Praised by Mário de Andrade as “the most exact painter of national things” and by Mário Pedrosa as “the most Brazilian of artists,” Di Cavalcanti was one of the organizers of the 1922 Modern Art Week, for which he also developed the poster and catalog, and a key figure in the anthropophagic modernist movement.
He engaged with European avant-gardes, with which he had contact in Paris, such as Cubism and Art Deco. Inspired by figures like Pablo Picasso, Henri Matisse, and Fernand Léger, he absorbed their formal aspects and developed a visual repertoire centered on constructing a national imagery, celebrating Brazilian icons like Carnival, samba, everyday life, and the Brazilian people.
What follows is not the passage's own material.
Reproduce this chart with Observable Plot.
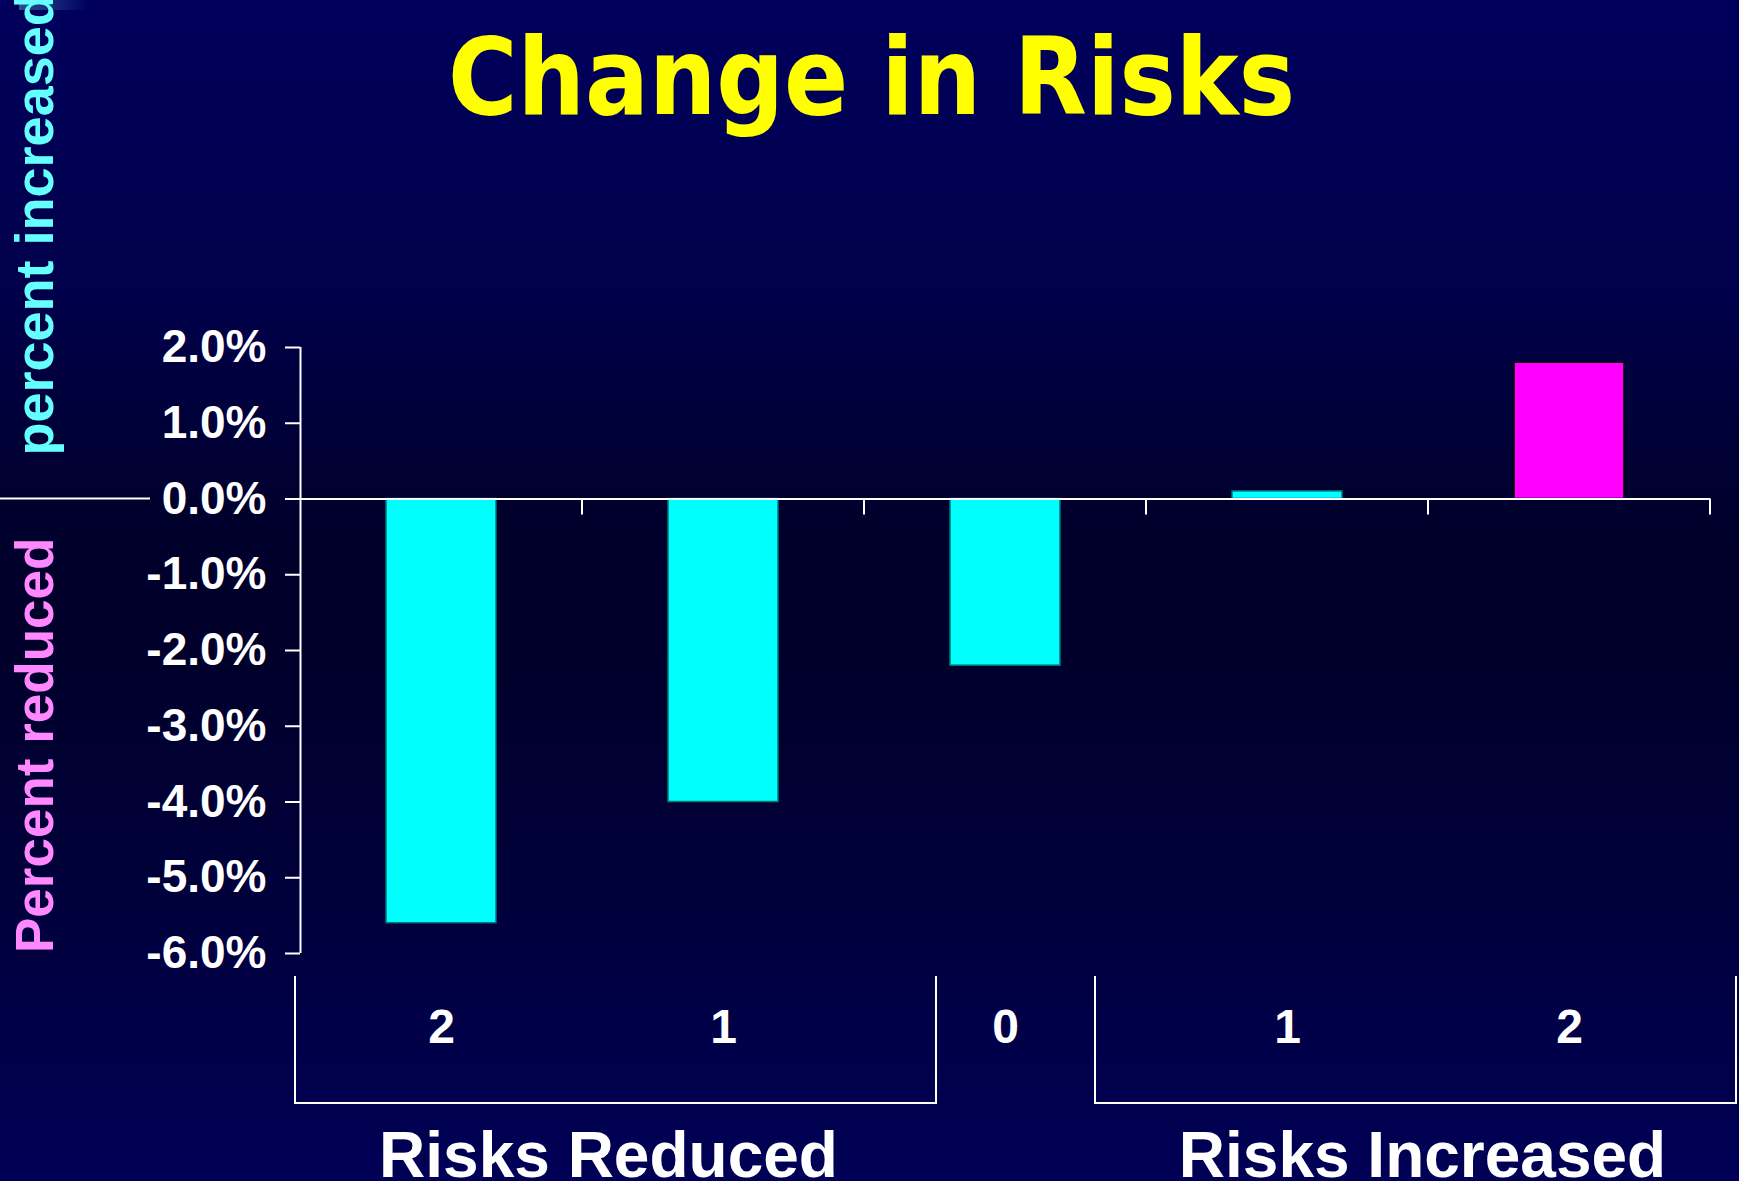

After a period of intense activity as an illustrator in the press, focused on the principles of Art Nouveau, the early phase of his work as a painter is marked by the use of sinuous lines. The artist commonly contrasts the volume of figures with the flatness of backgrounds, employing soft chromatics.
Later, the influence of Mexican muralists becomes evident in his work, not only in formal aspects but also in its social substance, alongside surrealist elements that lend a dreamlike quality to his themes connected to Brazilian reality. Thus, opposite pairs coexist in his work, such as the everyday and the fantastic, the real and the daydream.